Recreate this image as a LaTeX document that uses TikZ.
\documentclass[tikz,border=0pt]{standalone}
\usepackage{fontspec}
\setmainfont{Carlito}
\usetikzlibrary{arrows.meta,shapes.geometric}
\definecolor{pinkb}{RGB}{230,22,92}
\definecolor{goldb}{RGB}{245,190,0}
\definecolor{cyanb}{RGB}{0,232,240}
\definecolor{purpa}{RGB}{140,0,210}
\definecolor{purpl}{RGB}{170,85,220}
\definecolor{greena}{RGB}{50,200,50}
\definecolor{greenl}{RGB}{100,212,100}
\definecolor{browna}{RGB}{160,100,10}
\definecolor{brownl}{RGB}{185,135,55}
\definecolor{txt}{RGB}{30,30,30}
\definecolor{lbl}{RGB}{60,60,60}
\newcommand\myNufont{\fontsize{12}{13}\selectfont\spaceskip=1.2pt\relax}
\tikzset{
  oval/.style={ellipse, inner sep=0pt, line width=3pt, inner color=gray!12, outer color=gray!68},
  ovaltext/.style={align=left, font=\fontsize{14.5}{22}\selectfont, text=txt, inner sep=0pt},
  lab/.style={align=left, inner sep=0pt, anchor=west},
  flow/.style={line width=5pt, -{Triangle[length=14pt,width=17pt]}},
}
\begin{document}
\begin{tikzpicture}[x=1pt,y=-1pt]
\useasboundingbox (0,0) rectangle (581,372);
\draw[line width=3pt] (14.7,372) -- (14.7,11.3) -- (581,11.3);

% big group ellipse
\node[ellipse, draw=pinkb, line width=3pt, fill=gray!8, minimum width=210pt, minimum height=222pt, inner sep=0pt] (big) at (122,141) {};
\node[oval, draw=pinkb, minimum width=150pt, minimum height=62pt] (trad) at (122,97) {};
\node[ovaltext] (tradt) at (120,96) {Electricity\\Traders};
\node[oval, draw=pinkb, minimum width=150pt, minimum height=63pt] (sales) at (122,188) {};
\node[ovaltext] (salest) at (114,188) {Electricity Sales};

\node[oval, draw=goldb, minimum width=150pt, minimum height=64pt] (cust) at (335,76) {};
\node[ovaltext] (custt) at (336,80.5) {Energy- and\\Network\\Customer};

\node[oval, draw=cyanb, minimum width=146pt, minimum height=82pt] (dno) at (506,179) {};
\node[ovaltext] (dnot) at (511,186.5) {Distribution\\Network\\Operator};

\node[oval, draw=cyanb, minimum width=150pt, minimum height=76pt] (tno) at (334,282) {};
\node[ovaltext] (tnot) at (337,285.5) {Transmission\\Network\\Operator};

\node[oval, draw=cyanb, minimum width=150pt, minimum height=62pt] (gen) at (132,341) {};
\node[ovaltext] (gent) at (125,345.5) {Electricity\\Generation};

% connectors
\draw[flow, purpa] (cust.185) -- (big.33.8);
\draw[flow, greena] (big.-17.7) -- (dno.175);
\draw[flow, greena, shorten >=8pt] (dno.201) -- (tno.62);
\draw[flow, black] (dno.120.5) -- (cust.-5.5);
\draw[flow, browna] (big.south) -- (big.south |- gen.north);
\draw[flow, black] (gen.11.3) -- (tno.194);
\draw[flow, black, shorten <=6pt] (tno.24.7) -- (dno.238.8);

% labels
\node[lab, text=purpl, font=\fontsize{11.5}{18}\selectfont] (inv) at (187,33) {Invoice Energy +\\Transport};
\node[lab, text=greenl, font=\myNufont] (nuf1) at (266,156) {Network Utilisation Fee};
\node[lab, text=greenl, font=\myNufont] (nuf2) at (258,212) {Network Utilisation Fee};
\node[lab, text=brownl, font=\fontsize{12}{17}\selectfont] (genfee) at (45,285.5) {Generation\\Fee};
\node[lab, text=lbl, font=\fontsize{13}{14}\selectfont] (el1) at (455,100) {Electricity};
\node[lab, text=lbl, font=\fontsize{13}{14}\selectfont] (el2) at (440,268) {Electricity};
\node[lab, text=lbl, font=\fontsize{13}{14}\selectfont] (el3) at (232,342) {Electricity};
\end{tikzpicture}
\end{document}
━━━━━━━━━━━━━━━━
SHORT TASK:
Quote exactly the lines running from the start of the listing above through the line where "(dnot) at (511,186.5)" is found, and output no other lines.

CORRECT OUTPUT:
Recreate this image as a LaTeX document that uses TikZ.
\documentclass[tikz,border=0pt]{standalone}
\usepackage{fontspec}
\setmainfont{Carlito}
\usetikzlibrary{arrows.meta,shapes.geometric}
\definecolor{pinkb}{RGB}{230,22,92}
\definecolor{goldb}{RGB}{245,190,0}
\definecolor{cyanb}{RGB}{0,232,240}
\definecolor{purpa}{RGB}{140,0,210}
\definecolor{purpl}{RGB}{170,85,220}
\definecolor{greena}{RGB}{50,200,50}
\definecolor{greenl}{RGB}{100,212,100}
\definecolor{browna}{RGB}{160,100,10}
\definecolor{brownl}{RGB}{185,135,55}
\definecolor{txt}{RGB}{30,30,30}
\definecolor{lbl}{RGB}{60,60,60}
\newcommand\myNufont{\fontsize{12}{13}\selectfont\spaceskip=1.2pt\relax}
\tikzset{
  oval/.style={ellipse, inner sep=0pt, line width=3pt, inner color=gray!12, outer color=gray!68},
  ovaltext/.style={align=left, font=\fontsize{14.5}{22}\selectfont, text=txt, inner sep=0pt},
  lab/.style={align=left, inner sep=0pt, anchor=west},
  flow/.style={line width=5pt, -{Triangle[length=14pt,width=17pt]}},
}
\begin{document}
\begin{tikzpicture}[x=1pt,y=-1pt]
\useasboundingbox (0,0) rectangle (581,372);
\draw[line width=3pt] (14.7,372) -- (14.7,11.3) -- (581,11.3);

% big group ellipse
\node[ellipse, draw=pinkb, line width=3pt, fill=gray!8, minimum width=210pt, minimum height=222pt, inner sep=0pt] (big) at (122,141) {};
\node[oval, draw=pinkb, minimum width=150pt, minimum height=62pt] (trad) at (122,97) {};
\node[ovaltext] (tradt) at (120,96) {Electricity\\Traders};
\node[oval, draw=pinkb, minimum width=150pt, minimum height=63pt] (sales) at (122,188) {};
\node[ovaltext] (salest) at (114,188) {Electricity Sales};

\node[oval, draw=goldb, minimum width=150pt, minimum height=64pt] (cust) at (335,76) {};
\node[ovaltext] (custt) at (336,80.5) {Energy- and\\Network\\Customer};

\node[oval, draw=cyanb, minimum width=146pt, minimum height=82pt] (dno) at (506,179) {};
\node[ovaltext] (dnot) at (511,186.5) {Distribution\\Network\\Operator};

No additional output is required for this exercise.